如此看来,中国画写生,首先要求得有中国画的意味。怎样才能有中国画的意味?这就要求画家起笔落笔“一皴一点,一钩一斫,皆有意法存焉”。法是指骨法用笔、墨分五色(浓、淡、干、湿、焦)的始终贯彻。意是所谓中国画笔墨气韵所构成的意味,它要求一点一线皆以书法用笔为之,这叫“写”,把自然山川转换为笔墨山川谓之“生”。
中国画山水写生与西画风景写生的根本不同首先在用笔上。中国山水画家以毛笔作画时,是和传统书法用笔相一致的。执笔行笔讲究一定的方法,主张贵用中锋,做到一波三折,笔笔清劲。“端楷遒劲亦与写字同,不可草草而就”。西画没有用笔一说,讲色调笔触不讲笔法,用笔很随和。中国画追求的是“画气不画行”以用线为主心骨,让点线来表达对“气”的运用。而西画强调的是:“画色不画形”以敷彩为主心骨,用块面来传递“色”的功能。所以西画家以线条做素描草图,或勾勒速写草稿时,不大在乎个人风格特点,或者说几乎没有什么风格特征可言。中国画家则不同,他在用毛笔画出的每一个点、每一根线时,都凝聚了他对传统笔墨的修养,同时也能反映出他的艺术风格和个性。比如黄宾虹,即便是用铅笔勾勒出的几根简笔山水写生线条,亦能看出他深厚的学样、独立的风格,其线质充溢着内美——如锥画沙,笔笔入纸。
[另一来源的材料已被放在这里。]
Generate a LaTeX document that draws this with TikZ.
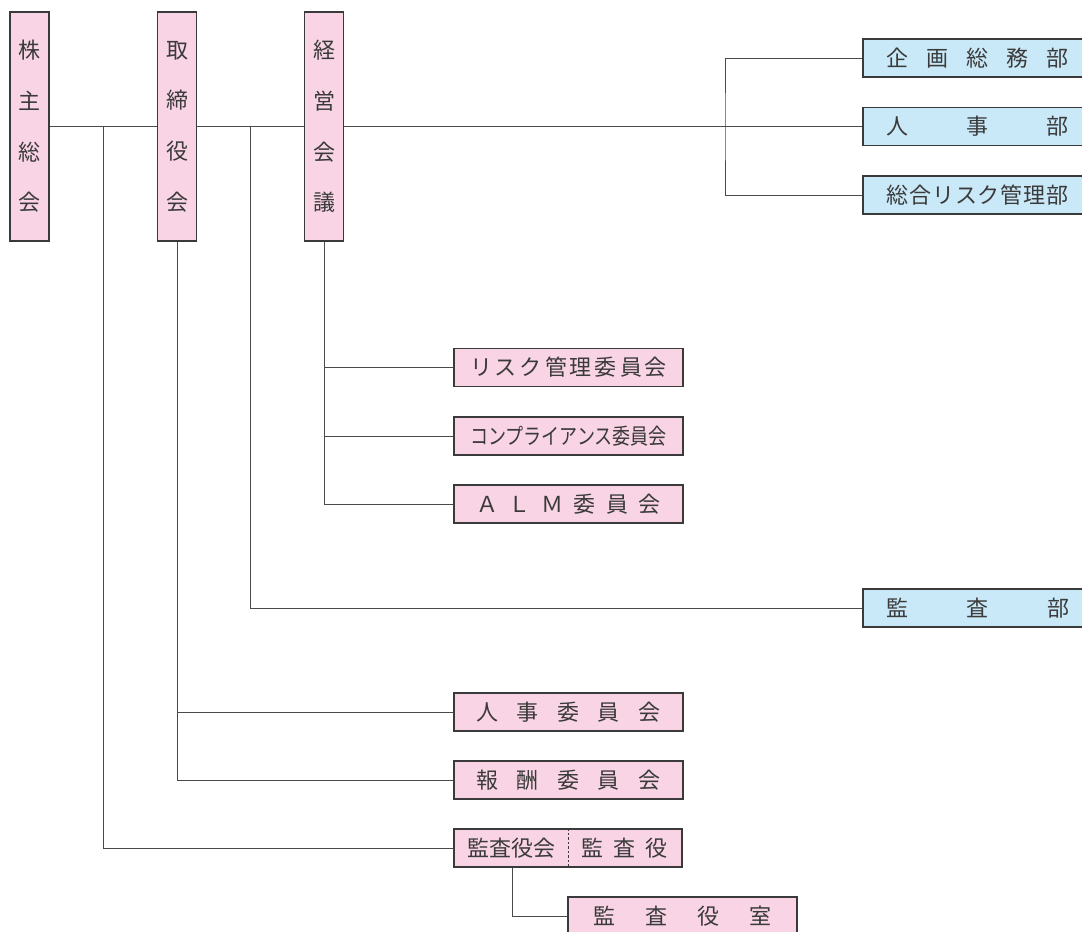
\documentclass[tikz,border=0pt]{standalone}
\usepackage{fontspec}
\newfontfamily\jp{Noto Sans CJK JP}
\definecolor{pinkf}{HTML}{F9D4E4}
\definecolor{bluef}{HTML}{C9E9F8}
\definecolor{edgec}{HTML}{3A3A3A}
\definecolor{wirec}{HTML}{4A4A4A}
\definecolor{ink}{HTML}{3A3A3A}
\newcommand\spr[2]{\makebox[#1pt][s]{#2}}
\begin{document}
\begin{tikzpicture}[x=1pt,y=-1pt,
  tall/.style={draw=edgec, line width=1.1pt, fill=pinkf, minimum width=39pt, minimum height=229pt, inner sep=0pt, align=center, font=\jp\fontsize{22}{50.7}\selectfont, text=ink},
  pbox/.style={draw=edgec, line width=1.1pt, fill=pinkf, minimum width=229pt, minimum height=38pt, inner sep=0pt, font=\jp\fontsize{22}{25}\selectfont, text=ink},
  bbox/.style={pbox, fill=bluef},
  wire/.style={draw=wirec, line width=1pt}]
\useasboundingbox (0,0) rectangle (1082,932);

% tall boxes
\node[tall] (kabu)  at (29.5,126.5) {株\\主\\総\\会};
\node[tall] (tori)  at (177,126.5)  {取\\締\\役\\会};
\node[tall] (keiei) at (324,126.5)  {経\\営\\会\\議};

% blue departments
\node[bbox] (kikaku)  at (977.5,58)    {\spr{182}{企\hfill 画\hfill 総\hfill 務\hfill 部}};
\node[bbox] (jinjibu) at (977.5,126.5) {\spr{182}{人\hfill 事\hfill 部}};
\node[bbox] (sogo)    at (977.5,195)   {\spr{182}{総\hfill 合\hfill リ\hfill ス\hfill ク\hfill 管\hfill 理\hfill 部}};
\node[bbox] (kansabu) at (977.5,608)   {\spr{183}{監\hfill 査\hfill 部}};

% committees
\node[pbox] (risk) at (568.5,367.5) {\spr{197}{リ\hfill ス\hfill ク\hfill 管\hfill 理\hfill 委\hfill 員\hfill 会}};
\node[pbox] (comp) at (568.5,436)   {\scalebox{0.82}[1]{コンプライアンス委員会}};
\node[pbox] (alm)  at (568.5,504)   {\spr{184}{Ａ\hfill Ｌ\hfill Ｍ\hfill 委\hfill 員\hfill 会}};
\node[pbox] (jinjiiin) at (568.5,712) {\spr{184}{人\hfill 事\hfill 委\hfill 員\hfill 会}};
\node[pbox] (hoshu)    at (568.5,780) {\spr{184}{報\hfill 酬\hfill 委\hfill 員\hfill 会}};
\node[pbox, minimum width=228pt] (kansakai) at (568,848)
  {\makebox[114pt]{監査役会}\makebox[114pt]{\spr{86}{監\hfill 査\hfill 役}}};
\draw[draw=edgec, line width=0.9pt, dash pattern=on 2.5pt off 2pt] (kansakai.north) -- (kansakai.south);
\node[pbox] (shitsu) at (682.5,916) {\spr{178}{監\hfill 査\hfill 役\hfill 室}};

% junction points
\coordinate (j1) at (725,126.5);
\coordinate (j2) at (103,126.5);
\coordinate (j3) at (250,126.5);

% connectors
\draw[wire] (kabu.east) -- (tori.west);
\draw[wire] (tori.east) -- (keiei.west);
\draw[wire] (keiei.east) -- (jinjibu.west);
\draw[wire] (kikaku.west) -| (j1) |- (sogo.west);
\draw[wire] (j2) |- (kansakai.west);
\draw[wire] (j3) |- (kansabu.west);
\draw[wire] (keiei.south) |- (alm.west);
\draw[wire] (keiei.south |- risk.west) -- (risk.west);
\draw[wire] (keiei.south |- comp.west) -- (comp.west);
\draw[wire] (tori.south) |- (hoshu.west);
\draw[wire] (tori.south |- jinjiiin.west) -- (jinjiiin.west);
\draw[wire] ([xshift=-56pt]kansakai.south) |- (shitsu.west);
\end{tikzpicture}
\end{document}
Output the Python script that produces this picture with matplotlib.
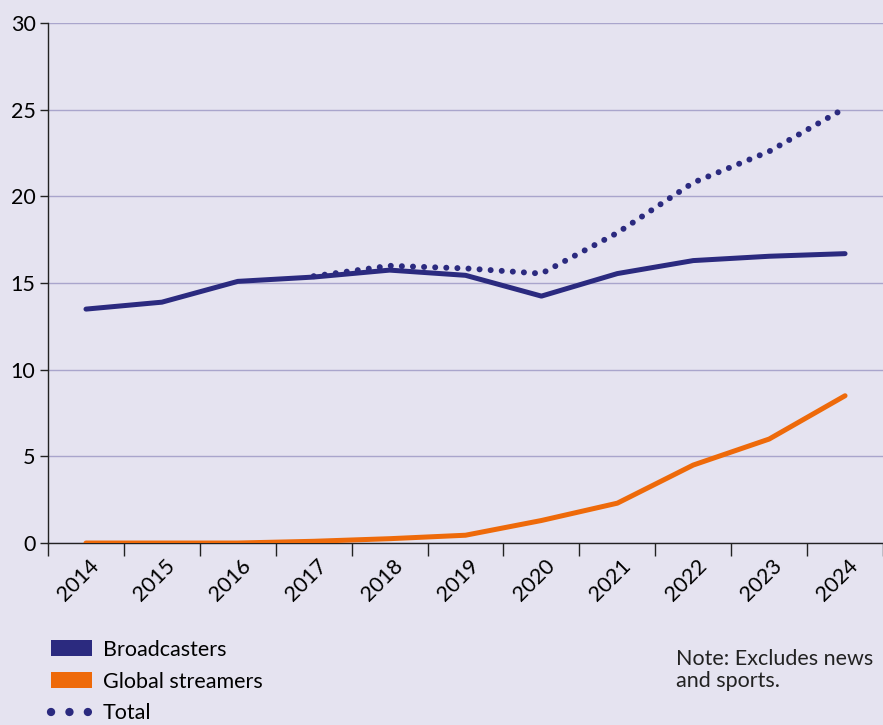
import matplotlib
matplotlib.use("Agg")
import matplotlib.pyplot as plt
import matplotlib.transforms as mtransforms
import numpy as np
from matplotlib.patches import Patch
from matplotlib.lines import Line2D

years = ["2014", "2015", "2016", "2017", "2018", "2019", "2020", "2021", "2022", "2023", "2024"]
broadcasters = [13.5, 13.9, 15.1, 15.35, 15.75, 15.45, 14.25, 15.55, 16.3, 16.55, 16.7]
global_streamers = [0.0, 0.0, 0.0, 0.1, 0.25, 0.45, 1.3, 2.3, 4.5, 6.0, 8.5]
total = [np.nan, np.nan, np.nan, 15.4, 16.0, 15.85, 15.55, 17.9, 20.8, 22.6, 25.1]

BG = "#E5E3F0"
NAVY = "#2B2A7F"
ORANGE = "#EE6A0A"
GRID = "#A9A5CC"

plt.rcParams["font.family"] = ["Lato", "DejaVu Sans"]

fig = plt.figure(figsize=(8.83, 7.25), dpi=100, facecolor=BG)
ax = fig.add_axes([0.0544, 0.251, 0.9456, 0.717])
ax.set_facecolor(BG)

x = np.arange(len(years))
ax.plot(x, broadcasters, color=NAVY, lw=3.6, solid_capstyle="round", solid_joinstyle="round", zorder=3)
ax.plot(x, global_streamers, color=ORANGE, lw=3.6, solid_capstyle="round", solid_joinstyle="round", zorder=3)
ax.plot(x, total, color=NAVY, lw=4.3, linestyle=(0, (0.01, 1.85)), dash_capstyle="round", zorder=4)

ax.set_xlim(-0.5, len(years) - 0.5)
ax.set_ylim(0, 30)
ax.set_yticks(range(0, 31, 5))
ax.yaxis.grid(True, color=GRID, lw=1)
ax.set_axisbelow(True)

# ticks on category boundaries, labels at centers
ax.set_xticks(np.arange(-0.5, len(years), 1.0))
ax.set_xticklabels([])
ax.set_xticks(x, minor=True)
ax.set_xticklabels(years, minor=True, rotation=45, ha="right", va="top",
                   rotation_mode="anchor", fontsize=15.5)
ax.tick_params(axis="x", which="minor", length=0, pad=9)
ax.tick_params(axis="x", which="major", length=9, width=1, color="#222222")
ax.tick_params(axis="y", length=6, width=1, color="#222222", labelsize=15.5, pad=3)
shift = mtransforms.ScaledTranslation(3 / 100, 0, fig.dpi_scale_trans)
for lab in ax.get_xticklabels(minor=True):
    lab.set_transform(lab.get_transform() + shift)

for s in ["top", "right"]:
    ax.spines[s].set_visible(False)
for s in ["left", "bottom"]:
    ax.spines[s].set_color("#222222")
    ax.spines[s].set_linewidth(1)

handles = [
    Patch(facecolor=NAVY, edgecolor="none", label="Broadcasters"),
    Patch(facecolor=ORANGE, edgecolor="none", label="Global streamers"),
    Line2D([0], [0], color=NAVY, lw=6, linestyle=(0, (0.01, 2.2)), dash_capstyle="round", label="Total"),
]
leg = fig.legend(handles=handles, loc="upper left", bbox_to_anchor=(0.058, 0.1175),
                 frameon=False, fontsize=15.5, handlelength=1.9, handleheight=0.75,
                 labelspacing=0.55, handletextpad=0.5, borderaxespad=0, borderpad=0)

fig.text(0.766, 0.105, "Note: Excludes news\nand sports.", fontsize=15.5, va="top", ha="left",
         color="#222222", linespacing=1.15)

fig.savefig("out.png", dpi=100, facecolor=BG)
大凡山水画家,都须经过一个临摹古人的阶段。有了一定的笔墨基础,然后再去自然山川里写生。这与西画所强调的以素描为造型基础不同,中国画强调书法基础。历史证明,确立书法为中国画的根基,是中国画能继续传承下去的唯一途径。所以对中国画的学者而言,临帖是比临画更为重要的一门功课。有了临摹的经验,加上书法的根基,画家再去以毛笔水墨对景写生,便不会在自然当中茫然无措了。这里还要强调指出的是,中国画山水写生,当以毛笔水墨为主。铅笔炭笔一类的速写方式,万不得已的情况下而为之,比如时间仓促,或在车船间。假若时间充裕,又加之天朗气清,惠风和畅,画家神闲气定,从容漫游在山水之间,画兴大发,此刻“得真山水佳境,当以笔墨摄取”(黄宾虹语)。宾虹老人是主张毛笔写生的。他这句话里的“摄”字用得好。以笔墨作写生,能直接将山水画的水墨韵味摄到手,同时也提高了笔者腕下功夫。画家黄胄晚年感叹自己长期“习惯于铅笔和木炭画速写,吃了很大亏”。黄胄亏在哪里?亏在笔精墨妙的升华上。他如果长期坚持毛笔水墨写生,他的笔墨会不会更臻一层且不说,至少他画面上暴露出的流笔和滑笔要少许多。
面对自然山川的写生,除了笔墨的应用外,山水画家在对照自然山川的观察方式上也不同于西法。中国画尤其是山水画,讲的是“散点透视”。它是介于绘画本身的需要,或者说是为了审美的需要,视点不是死盯着一处,如西洋风景画写生那样。它是以宏观的方法,根据以小观大的东方绘画原理,用山景步步移的方式,取景构图,经营位置。布局讲究三远:高远、深远、平远。绘画主观意念很丰富,不是看到什么画什么。面对自然,注重取舍。认为对景写生,当在一取一舍之间做文章。要求做到在观察描写自然界的一山一水、一草一木时,把气韵生动作为至高境界追求。